Seandainya aku kembali dengan selamat, jangan kaget bila kelak kaudapati umur kita tak jauh berbeda. Ruang dan waktu adalah sesuatu hal yang relatif. Menurut Teori Relativitas Albert Einstein, kecepatan waktu berubah tergantung pada kecepatan objek dan jaraknya dari pusat gravitasi. Karena pesawat luar angkasa ayahmu ini pasti luar biasa cepat mendekati kecepatan cahaya, maka waktu menjadi seakan-akan mampat dan tiba pada suatu titik “berhenti”. Pada titik itulah ayahmu ini menjadi awet muda dan tentu saja awet ganteng.

Tertawalah, Nak. Tertawalah meski ketika kaubaca surat ini berarti kau takkan pernah bertemu diriku lagi. Tertawalah dan bahagiakanlah ibumu dengan berbagai cara, sebagai pengganti diriku yang tak bisa lagi bersamanya.

Peluk hangatku.

Ayahmu yang selalu mencintaimu.

***

Mataku berkaca-kaca saat membaca kalimat terakhirnya.
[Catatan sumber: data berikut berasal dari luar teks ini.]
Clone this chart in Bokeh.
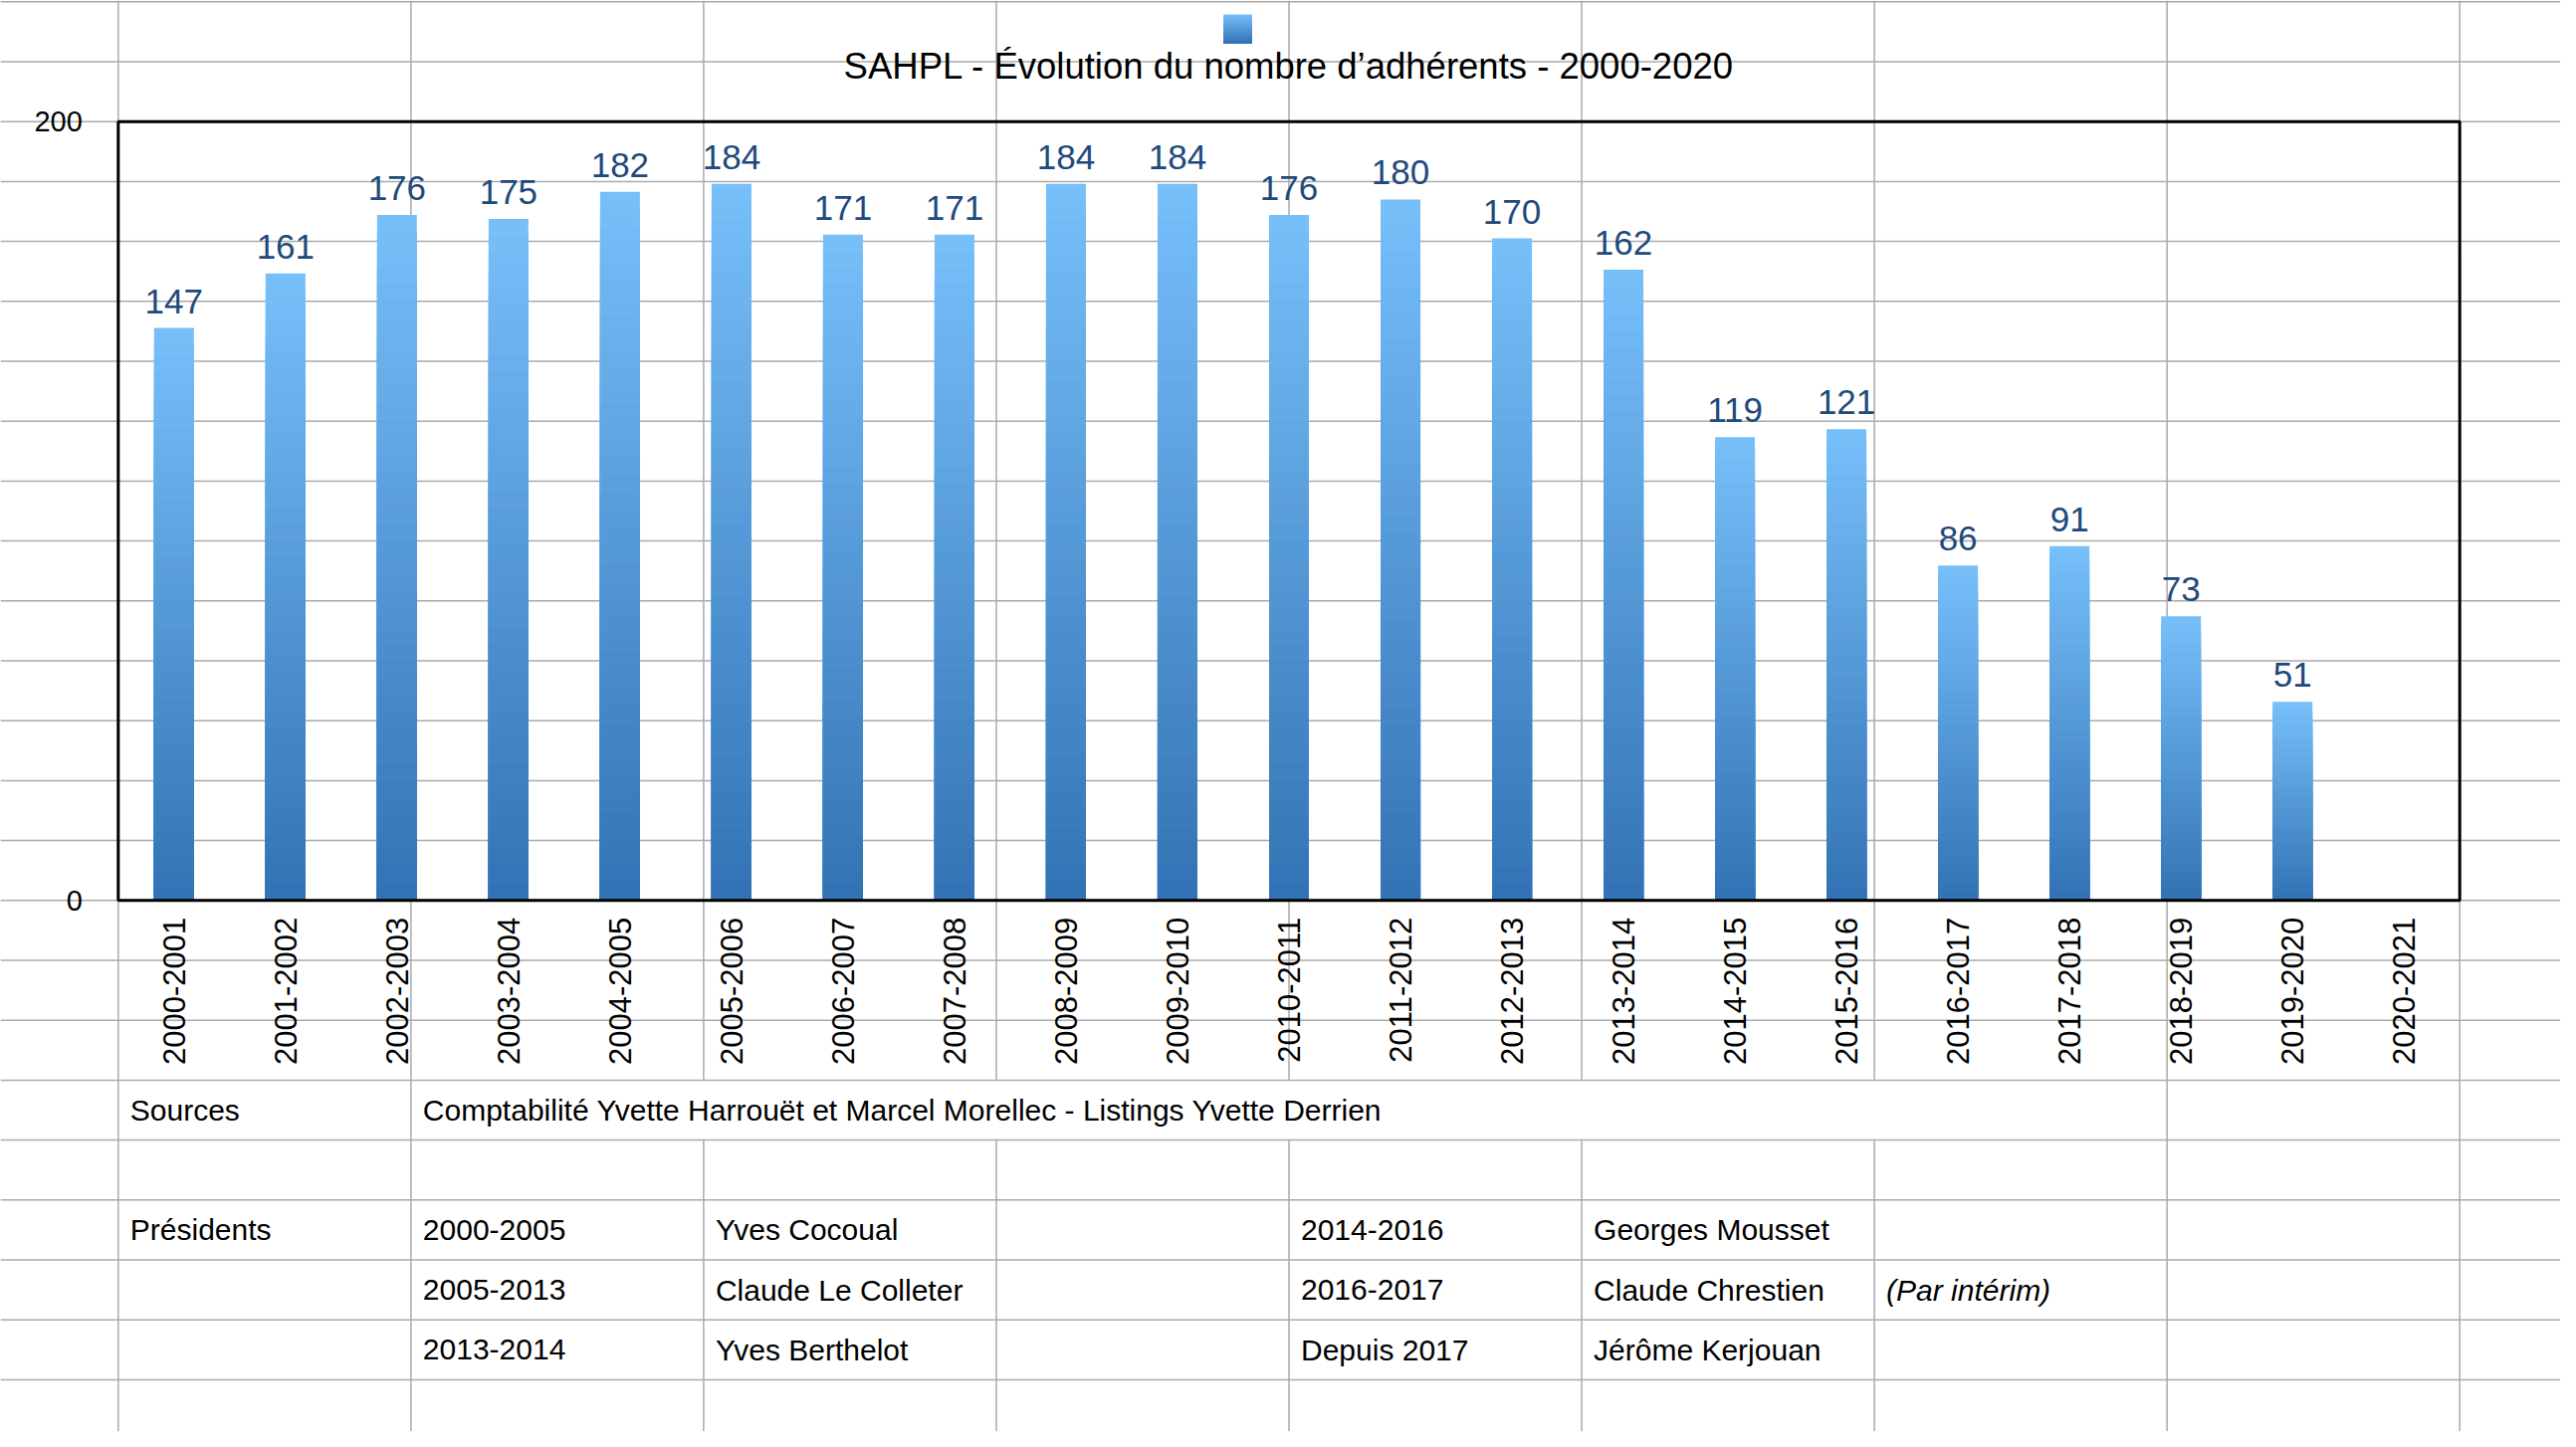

“Baca apa, Nak?” suara Ayah mengagetkanku.

Kusodorkan surat itu. Keningnya berkerut.

“Oh, surat konyol ini. Kutulis sehari sebelum NASA membatalkan ekspedisinya. Masukkan kembali ke dalam kotak barang-barang mendiang ibumu!” teriaknya sambil berlalu. Aku melongo.